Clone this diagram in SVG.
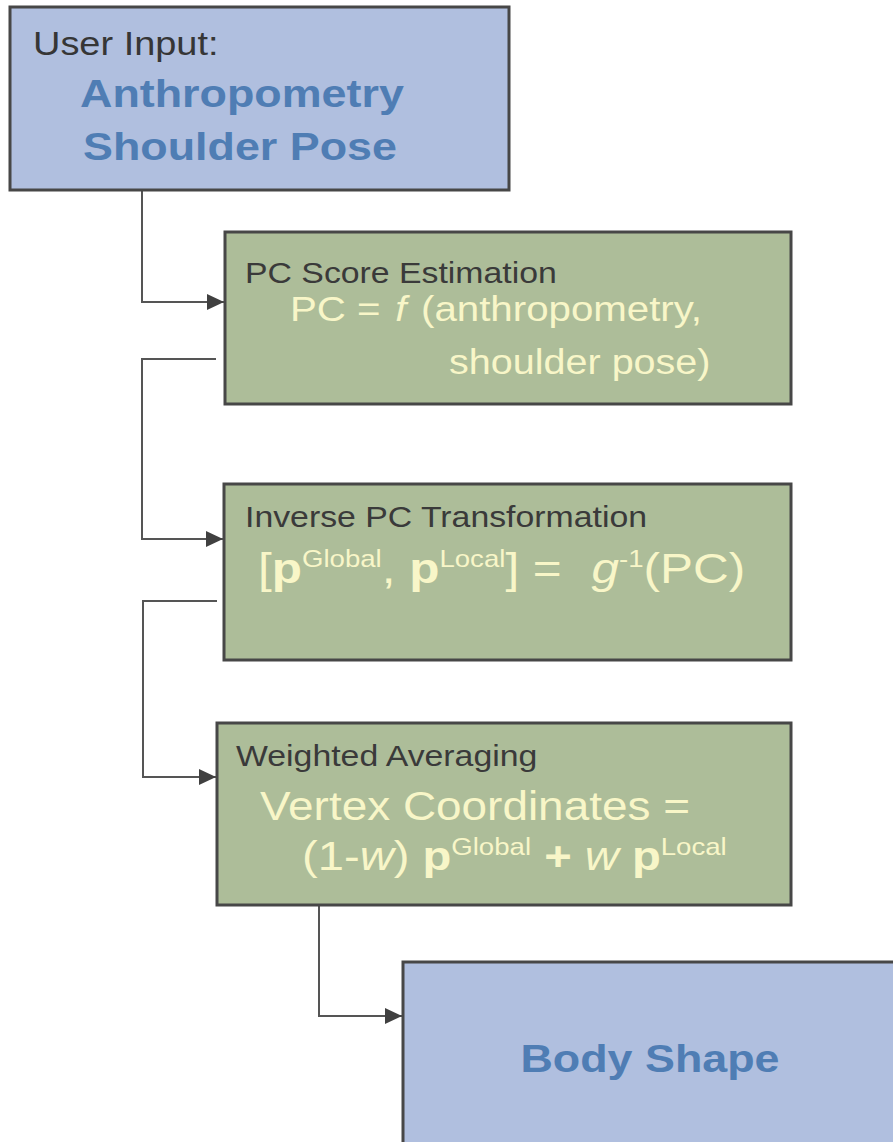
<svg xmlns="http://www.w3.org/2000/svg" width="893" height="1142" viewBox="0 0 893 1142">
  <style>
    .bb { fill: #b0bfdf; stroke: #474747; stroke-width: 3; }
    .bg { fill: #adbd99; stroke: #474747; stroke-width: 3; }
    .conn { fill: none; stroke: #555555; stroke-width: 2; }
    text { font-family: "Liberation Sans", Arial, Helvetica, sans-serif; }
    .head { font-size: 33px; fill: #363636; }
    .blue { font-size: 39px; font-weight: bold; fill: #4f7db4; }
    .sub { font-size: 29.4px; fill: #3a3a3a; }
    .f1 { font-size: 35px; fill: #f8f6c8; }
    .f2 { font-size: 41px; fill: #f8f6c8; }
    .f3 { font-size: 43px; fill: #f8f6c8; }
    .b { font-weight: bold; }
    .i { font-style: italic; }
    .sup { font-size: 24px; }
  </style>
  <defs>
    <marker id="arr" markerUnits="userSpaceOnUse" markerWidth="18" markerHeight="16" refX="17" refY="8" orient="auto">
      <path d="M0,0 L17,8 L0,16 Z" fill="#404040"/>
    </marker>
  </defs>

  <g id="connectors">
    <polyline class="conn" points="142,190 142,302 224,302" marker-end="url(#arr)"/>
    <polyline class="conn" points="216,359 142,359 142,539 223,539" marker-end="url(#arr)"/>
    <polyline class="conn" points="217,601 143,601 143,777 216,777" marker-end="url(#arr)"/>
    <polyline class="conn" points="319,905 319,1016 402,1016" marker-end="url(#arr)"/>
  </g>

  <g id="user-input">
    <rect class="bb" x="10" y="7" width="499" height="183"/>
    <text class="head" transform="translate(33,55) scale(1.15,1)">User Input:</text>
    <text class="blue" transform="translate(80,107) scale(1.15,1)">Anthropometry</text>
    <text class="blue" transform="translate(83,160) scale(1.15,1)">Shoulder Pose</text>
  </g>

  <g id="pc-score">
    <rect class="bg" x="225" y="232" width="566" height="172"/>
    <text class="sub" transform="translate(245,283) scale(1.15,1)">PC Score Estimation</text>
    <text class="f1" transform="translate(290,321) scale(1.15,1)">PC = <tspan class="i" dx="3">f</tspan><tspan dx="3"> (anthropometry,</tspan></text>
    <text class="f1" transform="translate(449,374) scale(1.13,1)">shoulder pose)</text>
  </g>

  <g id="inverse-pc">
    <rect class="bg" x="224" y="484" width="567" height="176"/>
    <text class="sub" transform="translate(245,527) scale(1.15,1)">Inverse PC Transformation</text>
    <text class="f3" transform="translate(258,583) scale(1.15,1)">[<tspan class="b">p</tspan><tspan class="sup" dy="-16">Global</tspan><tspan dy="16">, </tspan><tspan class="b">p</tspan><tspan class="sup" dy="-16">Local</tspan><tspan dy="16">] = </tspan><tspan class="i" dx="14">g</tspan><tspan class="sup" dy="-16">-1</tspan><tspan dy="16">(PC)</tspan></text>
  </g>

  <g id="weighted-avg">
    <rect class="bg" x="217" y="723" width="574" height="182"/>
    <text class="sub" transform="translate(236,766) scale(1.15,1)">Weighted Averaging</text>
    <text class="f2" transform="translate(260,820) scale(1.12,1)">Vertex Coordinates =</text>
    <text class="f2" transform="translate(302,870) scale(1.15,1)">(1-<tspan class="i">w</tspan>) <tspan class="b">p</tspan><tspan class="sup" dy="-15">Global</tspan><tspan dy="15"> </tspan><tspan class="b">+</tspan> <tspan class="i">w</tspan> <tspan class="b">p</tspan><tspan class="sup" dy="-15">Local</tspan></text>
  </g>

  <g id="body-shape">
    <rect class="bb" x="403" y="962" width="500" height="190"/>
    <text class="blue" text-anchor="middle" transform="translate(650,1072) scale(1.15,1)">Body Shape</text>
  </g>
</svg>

**Task objective**
Set down the complete material exactly, but do not include the images.

**Response to the exercise**
Clone this diagram in SVG.
<svg xmlns="http://www.w3.org/2000/svg" width="893" height="1142" viewBox="0 0 893 1142">
  <style>
    .bb { fill: #b0bfdf; stroke: #474747; stroke-width: 3; }
    .bg { fill: #adbd99; stroke: #474747; stroke-width: 3; }
    .conn { fill: none; stroke: #555555; stroke-width: 2; }
    text { font-family: "Liberation Sans", Arial, Helvetica, sans-serif; }
    .head { font-size: 33px; fill: #363636; }
    .blue { font-size: 39px; font-weight: bold; fill: #4f7db4; }
    .sub { font-size: 29.4px; fill: #3a3a3a; }
    .f1 { font-size: 35px; fill: #f8f6c8; }
    .f2 { font-size: 41px; fill: #f8f6c8; }
    .f3 { font-size: 43px; fill: #f8f6c8; }
    .b { font-weight: bold; }
    .i { font-style: italic; }
    .sup { font-size: 24px; }
  </style>
  <defs>
    <marker id="arr" markerUnits="userSpaceOnUse" markerWidth="18" markerHeight="16" refX="17" refY="8" orient="auto">
      <path d="M0,0 L17,8 L0,16 Z" fill="#404040"/>
    </marker>
  </defs>

  <g id="connectors">
    <polyline class="conn" points="142,190 142,302 224,302" marker-end="url(#arr)"/>
    <polyline class="conn" points="216,359 142,359 142,539 223,539" marker-end="url(#arr)"/>
    <polyline class="conn" points="217,601 143,601 143,777 216,777" marker-end="url(#arr)"/>
    <polyline class="conn" points="319,905 319,1016 402,1016" marker-end="url(#arr)"/>
  </g>

  <g id="user-input">
    <rect class="bb" x="10" y="7" width="499" height="183"/>
    <text class="head" transform="translate(33,55) scale(1.15,1)">User Input:</text>
    <text class="blue" transform="translate(80,107) scale(1.15,1)">Anthropometry</text>
    <text class="blue" transform="translate(83,160) scale(1.15,1)">Shoulder Pose</text>
  </g>

  <g id="pc-score">
    <rect class="bg" x="225" y="232" width="566" height="172"/>
    <text class="sub" transform="translate(245,283) scale(1.15,1)">PC Score Estimation</text>
    <text class="f1" transform="translate(290,321) scale(1.15,1)">PC = <tspan class="i" dx="3">f</tspan><tspan dx="3"> (anthropometry,</tspan></text>
    <text class="f1" transform="translate(449,374) scale(1.13,1)">shoulder pose)</text>
  </g>

  <g id="inverse-pc">
    <rect class="bg" x="224" y="484" width="567" height="176"/>
    <text class="sub" transform="translate(245,527) scale(1.15,1)">Inverse PC Transformation</text>
    <text class="f3" transform="translate(258,583) scale(1.15,1)">[<tspan class="b">p</tspan><tspan class="sup" dy="-16">Global</tspan><tspan dy="16">, </tspan><tspan class="b">p</tspan><tspan class="sup" dy="-16">Local</tspan><tspan dy="16">] = </tspan><tspan class="i" dx="14">g</tspan><tspan class="sup" dy="-16">-1</tspan><tspan dy="16">(PC)</tspan></text>
  </g>

  <g id="weighted-avg">
    <rect class="bg" x="217" y="723" width="574" height="182"/>
    <text class="sub" transform="translate(236,766) scale(1.15,1)">Weighted Averaging</text>
    <text class="f2" transform="translate(260,820) scale(1.12,1)">Vertex Coordinates =</text>
    <text class="f2" transform="translate(302,870) scale(1.15,1)">(1-<tspan class="i">w</tspan>) <tspan class="b">p</tspan><tspan class="sup" dy="-15">Global</tspan><tspan dy="15"> </tspan><tspan class="b">+</tspan> <tspan class="i">w</tspan> <tspan class="b">p</tspan><tspan class="sup" dy="-15">Local</tspan></text>
  </g>

  <g id="body-shape">
    <rect class="bb" x="403" y="962" width="500" height="190"/>
    <text class="blue" text-anchor="middle" transform="translate(650,1072) scale(1.15,1)">Body Shape</text>
  </g>
</svg>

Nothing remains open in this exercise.